- The Washington Times - Saturday, March 23, 2002

ASSOCIATED PRESS
Doctors and hospitals could disclose private information about patients and provide medical services without prior consent under proposed Bush administration revisions to Clinton-era patient-privacy rules.
Privacy advocates protested that the administration is stripping out a core element of the privacy rules. Sen. Edward M. Kennedy, Massachusetts Democrat, promised hearings and legislation to reinstate the mandatory consent forms.
"The administration has come down on the side of major health corporations at the expense of individuals," Mr. Kennedy charged yesterday from the Senate floor.
The changes would also give parents greater access to their children's medical records.
Years in the making, the privacy rules are scheduled to take effect in April 2003. They offer the first comprehensive federal protections for health privacy and apply to nearly every patient, doctor, hospital, insurance plan and pharmacy in the nation.

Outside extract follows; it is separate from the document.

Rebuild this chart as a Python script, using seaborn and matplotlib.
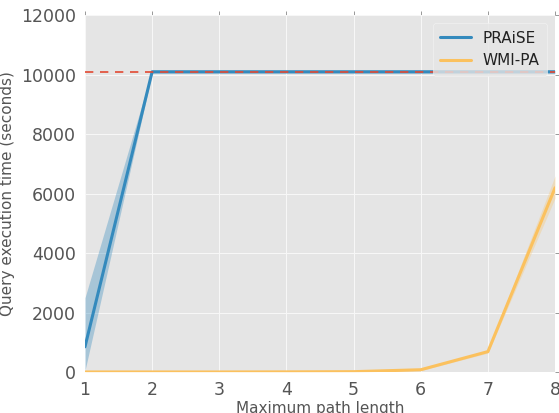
import matplotlib
matplotlib.use("Agg")
import matplotlib.pyplot as plt
import seaborn as sns
import pandas as pd
import numpy as np

path_len = [1, 2, 3, 4, 5, 6, 7, 8]
praise_mean = [850, 10100, 10100, 10100, 10100, 10100, 10100, 10100]
praise_lo = [50, 10050, 10050, 10050, 10050, 10050, 10050, 10050]
praise_hi = [2500, 10150, 10150, 10150, 10150, 10150, 10150, 10150]
wmipa_mean = [5, 5, 5, 8, 15, 80, 690, 6200]
wmipa_lo = [0, 0, 0, 0, 5, 50, 640, 5850]
wmipa_hi = [15, 15, 15, 20, 30, 110, 740, 6600]
timeout = 10100
series_names = ["PRAiSE", "WMI-PA"]
colors = ["#348ABD", "#FBC15E"]

sns.set_theme()
plt.style.use("ggplot")
plt.rcParams["font.family"] = ["DejaVu Sans"]

fig, ax = plt.subplots(figsize=(5.59, 4.13), dpi=100)
fig.subplots_adjust(left=0.152, right=0.993, top=0.963, bottom=0.099)

df = pd.DataFrame({
    "x": path_len * 2,
    "y": praise_mean + wmipa_mean,
    "series": [series_names[0]] * 8 + [series_names[1]] * 8,
})
sns.lineplot(data=df, x="x", y="y", hue="series", palette=colors, lw=2.2, ax=ax)
ax.fill_between(path_len, praise_lo, praise_hi, color=colors[0], alpha=0.35, lw=0)
ax.fill_between(path_len, wmipa_lo, wmipa_hi, color=colors[1], alpha=0.3, lw=0)
ax.axhline(timeout, color="#E24A33", ls="--", lw=1.2, dashes=(5, 4), zorder=5)

ax.set_xlim(1, 8)
ax.set_ylim(0, 12000)
ax.set_xticks(path_len)
ax.set_xlabel("Maximum path length", fontsize=11, color="#555555", labelpad=1)
ax.set_ylabel("Query execution time (seconds)", fontsize=11, color="#555555", labelpad=4)
ax.tick_params(axis="both", labelsize=12.5, labelcolor="#555555", color="#888888",
               direction="out", top=True, right=True, length=3, width=0.6)
ax.grid(True, color="#f7f7f7", lw=0.8)
ax.set_facecolor("#E5E5E5")
for s in ax.spines.values():
    s.set_visible(False)

leg = ax.legend(loc="upper right", fontsize=11, frameon=True, handlelength=2.0,
                borderaxespad=0.5, borderpad=0.5)
leg.get_frame().set_facecolor("#E5E5E5")
leg.get_frame().set_edgecolor("#f4f4f4")
for t in leg.get_texts():
    t.set_color("#222222")

fig.savefig("out.png", dpi=100)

The rules prohibit health care providers from disclosing patient information for reasons unrelated to health services and establish civil and criminal penalties for violators. They give patients the right to inspect and copy their records and to ask for corrections.
Last year, the Bush administration allowed the rules developed under President Clinton to go forward, but promised a variety of changes to make them more workable. The changes were announced Thursday.
"These are common-sense revisions that eliminate serious obstacles to patients getting needed care and services quickly while continuing to protect patients' privacy," Health and Human Services Secretary Tommy G. Thompson said in a statement.
Health-care providers welcomed many of the changes, including the scrapping of consent forms. They also were pleased that the revisions make clear that incidental disclosures of private information are permitted, such as a conversation at a hospital nurses' stand or names listed on a sign-in sheet at a doctor's office.
Privacy advocates were unhappy about the consent forms and the elimination of some privacy rights for minors, including teen-agers who may seek abortions, drug treatment or other medical care.